On Canada's 157th birthday, the mood is far from celebratory. The nation is locked in a high-stakes struggle between two irreconcilable visions. Mark Carney, the former central banker turned political unifier, is scrambling to hold the federation together as separatist fires burn in Quebec and Alberta. But the battle is not just about flags and borders. It is about bread and butter. It is about the price of a loaf in Montreal and the cost of rent in Edmonton.
Carney, appointed last week as head of the new Unity Council, faces a task that would break many. The West feels ignored. Alberta's Premier has threatened a referendum on quitting the country, furious at federal pipeline bans and wealth transfer payments. In Quebec, the sovereignist Bloc Québécois is gaining ground, fuelled by a sense that the rest of Canada doesn't understand their language or their labour struggles.
On the ground, the economic numbers tell a grim story. Inflation is still stubbornly high at 3.8%. Real wages are falling for the fifth consecutive quarter. In Sudbury, a union of steelworkers voted to strike on July 1st, refusing to accept a 2% pay rise in a year when grocery bills are up 11%. Carney knows that if he cannot deliver economic security, the unity talks will be worthless.
His main opponent is Pierre Poilievre, a populist Conservative who calls the unity council a 'talk shop of elites'. Poilievre taps into a deep mistrust of the Ottawa establishment. He speaks of a 'broken federation' that forces western wealth to prop up eastern bureaucracy. At a rally in Calgary on Saturday, he called for a 'new deal for the provinces', a plan that critics say would gut federal power and widen inequality.
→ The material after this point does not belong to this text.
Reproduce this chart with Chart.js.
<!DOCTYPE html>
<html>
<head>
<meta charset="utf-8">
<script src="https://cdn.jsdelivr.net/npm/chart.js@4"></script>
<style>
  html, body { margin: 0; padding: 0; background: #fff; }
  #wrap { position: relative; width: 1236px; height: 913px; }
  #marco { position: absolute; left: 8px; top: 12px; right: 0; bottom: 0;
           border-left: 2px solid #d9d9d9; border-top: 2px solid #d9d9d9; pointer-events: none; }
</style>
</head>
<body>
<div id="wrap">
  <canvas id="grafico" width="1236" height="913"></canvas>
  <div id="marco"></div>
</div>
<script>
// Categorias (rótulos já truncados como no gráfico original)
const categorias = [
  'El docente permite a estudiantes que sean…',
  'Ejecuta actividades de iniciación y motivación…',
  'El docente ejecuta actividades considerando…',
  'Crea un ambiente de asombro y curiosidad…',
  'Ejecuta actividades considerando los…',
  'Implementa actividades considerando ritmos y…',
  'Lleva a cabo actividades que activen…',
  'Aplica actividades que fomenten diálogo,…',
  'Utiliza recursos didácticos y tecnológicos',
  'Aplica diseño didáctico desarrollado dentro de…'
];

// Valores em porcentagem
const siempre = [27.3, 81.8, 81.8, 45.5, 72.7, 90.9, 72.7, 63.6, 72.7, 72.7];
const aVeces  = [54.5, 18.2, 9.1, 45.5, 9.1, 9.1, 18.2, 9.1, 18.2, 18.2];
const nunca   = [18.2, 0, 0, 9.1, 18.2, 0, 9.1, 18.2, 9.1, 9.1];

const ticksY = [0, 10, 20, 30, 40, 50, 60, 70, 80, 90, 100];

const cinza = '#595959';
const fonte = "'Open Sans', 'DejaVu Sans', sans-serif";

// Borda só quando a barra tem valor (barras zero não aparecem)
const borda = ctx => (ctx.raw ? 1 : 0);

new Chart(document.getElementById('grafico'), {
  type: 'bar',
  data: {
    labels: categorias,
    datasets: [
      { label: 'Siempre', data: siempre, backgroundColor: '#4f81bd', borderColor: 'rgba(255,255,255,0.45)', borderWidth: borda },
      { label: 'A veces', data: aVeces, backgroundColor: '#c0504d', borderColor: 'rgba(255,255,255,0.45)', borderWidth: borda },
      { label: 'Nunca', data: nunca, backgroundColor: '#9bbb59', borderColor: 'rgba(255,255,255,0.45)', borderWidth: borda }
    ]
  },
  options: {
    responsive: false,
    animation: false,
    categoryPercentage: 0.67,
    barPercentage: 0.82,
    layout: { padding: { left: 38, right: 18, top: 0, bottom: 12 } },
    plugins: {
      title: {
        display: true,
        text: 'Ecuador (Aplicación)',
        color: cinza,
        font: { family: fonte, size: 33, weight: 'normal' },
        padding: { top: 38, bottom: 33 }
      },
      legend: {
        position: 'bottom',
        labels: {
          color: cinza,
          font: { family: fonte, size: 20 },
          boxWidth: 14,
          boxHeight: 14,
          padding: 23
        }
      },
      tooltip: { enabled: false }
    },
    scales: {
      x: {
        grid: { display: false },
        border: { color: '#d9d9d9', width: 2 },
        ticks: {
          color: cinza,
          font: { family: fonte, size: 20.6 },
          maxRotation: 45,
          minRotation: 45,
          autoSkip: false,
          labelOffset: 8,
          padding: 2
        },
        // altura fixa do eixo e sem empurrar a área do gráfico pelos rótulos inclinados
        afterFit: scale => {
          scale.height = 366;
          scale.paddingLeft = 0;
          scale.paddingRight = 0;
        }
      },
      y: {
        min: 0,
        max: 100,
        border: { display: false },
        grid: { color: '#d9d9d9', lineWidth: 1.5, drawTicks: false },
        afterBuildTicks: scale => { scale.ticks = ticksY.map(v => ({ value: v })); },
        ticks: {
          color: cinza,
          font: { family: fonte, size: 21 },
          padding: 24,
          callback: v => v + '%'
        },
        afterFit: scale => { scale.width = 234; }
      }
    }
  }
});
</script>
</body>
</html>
Carney's response has been to promise a 'kitchen table recovery'. He pledges price controls on essential goods, a national wage floor, and a break on transport costs for northern communities. But his plan requires cooperation from provinces that are circling the wagons. Quebec's premier rejected any move toward national standards on dairy prices, saying it would hurt Quebec farmers.
The stakes couldn't be higher. If Canada fractures, the global order tips. The US, already shaky, would face an unpredictable neighbour. But for everyday Canadians, the fear is more immediate. In a nursing home in Kingston, a retired steelworker told me: 'I fought for this country. But if I can't afford to heat my home, what good is a flag?'
Carney's birthday address will be key. He is expected to offer a 'social contract for the 21st century', tying unity to fair wages, affordable housing, and union rights. But words won't fix the regional inequalities that are tearing the country apart. The West needs jobs that aren't tied to pipelines. The East needs cost certainty for its manufacturing base.
Tomorrow, July 2nd, marks a week of summits in Ottawa. The premiers and union leaders are due to meet. If Carney fails, the next birthday may be Canada's last. If he succeeds, he will have to show that unity isn't a luxury for the rich, but a necessity for the working poor. For now, Canadians are holding their breath. The alternative is too painful to imagine.